Political will required to achieve concrete results during today’s Defence Summit

Recent months have seen rather little enthusiasm from security experts regarding the upcoming Defence Summit on 19 December. It seems as if despite the pressing issue of increasing security challenges around the EU, no vital decisions are expected to be made when EU leaders will meet this week.

And this although at the beginning experts and politicians were thrilled at the prospect of having a summit that mainly focuses on defence issues with the aim to push member states out of their national defence policy closets. The latest report by the European External Action Service (EEAS) on CSDP in October 2013 outlines ambitious plans and ideas to improve the European defence system that have been on the table for years. The question is, will states move beyond official statements and promises?

Certainly, the pre-Christmas summit lays the ground for the European Council to press ahead with reforms in the areas of operational effectiveness, defence capabilities and the strengthening of Europe’s defence industry. Issues to be dealt with are the reinforcement of the capabilities of the European Defence Agency (EDA), avoiding duplications between NATO and the EU and concrete steps to prevent uncoordinated national budget cuts by member states. Some Brussels insiders, however, fear that discussions on the NSA surveillance affair and calls from southern European countries to tackle illegal immigration at Europe’s external borders could attract most of the attention at the summit.

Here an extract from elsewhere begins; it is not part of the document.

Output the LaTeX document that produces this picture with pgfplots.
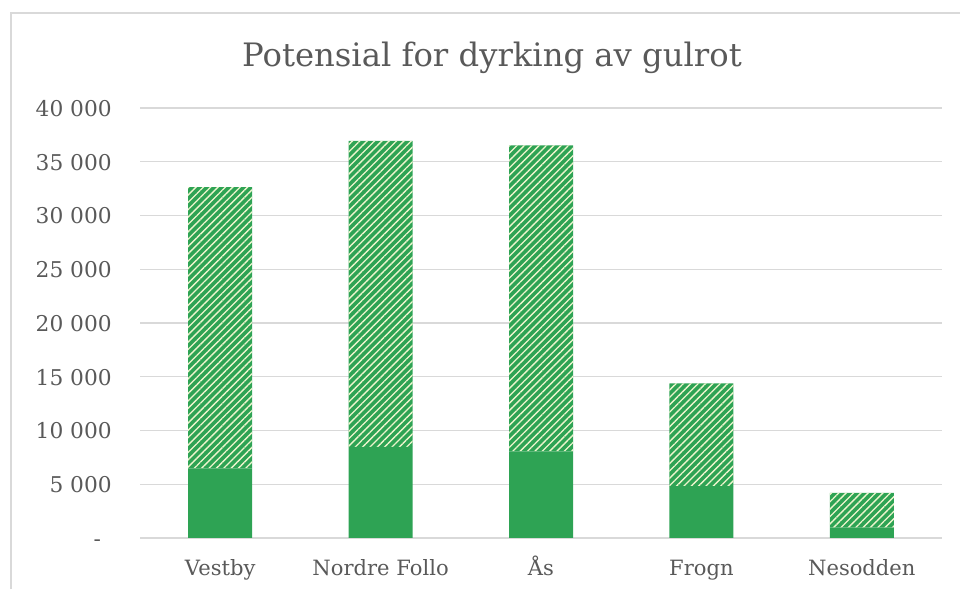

Notwithstanding these concerns, some aspects should definitely be discussed properly at this summit:

First, indeed, since the ratification of the Code of Conduct of Pooling & Sharing initiatives in by EU Defence Ministers just a year ago, some member states have already made a remarkable effort to harmonise their military capabilities. Take for instance the Netherlands and Belgium, who are conducting coordinated naval training and logistics. Nevertheless, the fact that any naval missions abroad still remain in the hands of each member state has been rightly criticised by senior military officials. We definitely need more investigation in this matter.
Pooling & Sharing initiatives have partly been implemented, as for instance in areas of satellite communication, and this testifies a positive trend in this regard.
But again, fragmented governmental satellite communication systems co-exist. The same applies to EU-wide cooperation in research and technology on cyber defence.

Second, recent joint initiatives on air-to-air refuelling (AAR) by Italy, France and Sweden in September are indeed crucial steps to improve Europe’s military capacities. Nevertheless, cooperation on AAR should be further developed to eventually establish a European multinational multirole tankers fleet.

Third, again the EU should grab the opportunity at this gathering to advertise the increasing role of the European Defence Agency (EDA) in matters of security and defence policy, established to better coordinate member states’ activities in technology, research and procurement. In particular, EDA’s particular capacities and skills to encourage more consultation by EU nations with the agency are of importance.

Fourth, states complaining of high defence expenditures should use the summit to advocate the introduction of a European Defence Review, to get an idea of what Europe’s national military capabilities are. In addition, Europe requires a serious debate on responsibility and effectiveness when it comes to the deployment of EU battle groups.

Fifth, the provision of a fair and effective European defence market, offering also SMEs the opportunity to have a share of the production, should be high on the agenda.
It is understandable that in times of financial crisis member states are obliged to reduce their defence spending.

While it is always debatable whether to engage in any military operation with our partners, capacities, skills and levels of cooperation need to be developed to the extent that we are able to do so if necessary. Some EU states need a wake-up call at this defence summit to realise that more cooperation on the EU level actually means investing less and gaining more.

Let’s face it, our continent cannot afford to lag behind in defence capabilities, given an increase in unpredictable security issues, in particular at Europe’s southern borders, accompanied by a gradual strategic shift of US interest to the Asia Pacific region.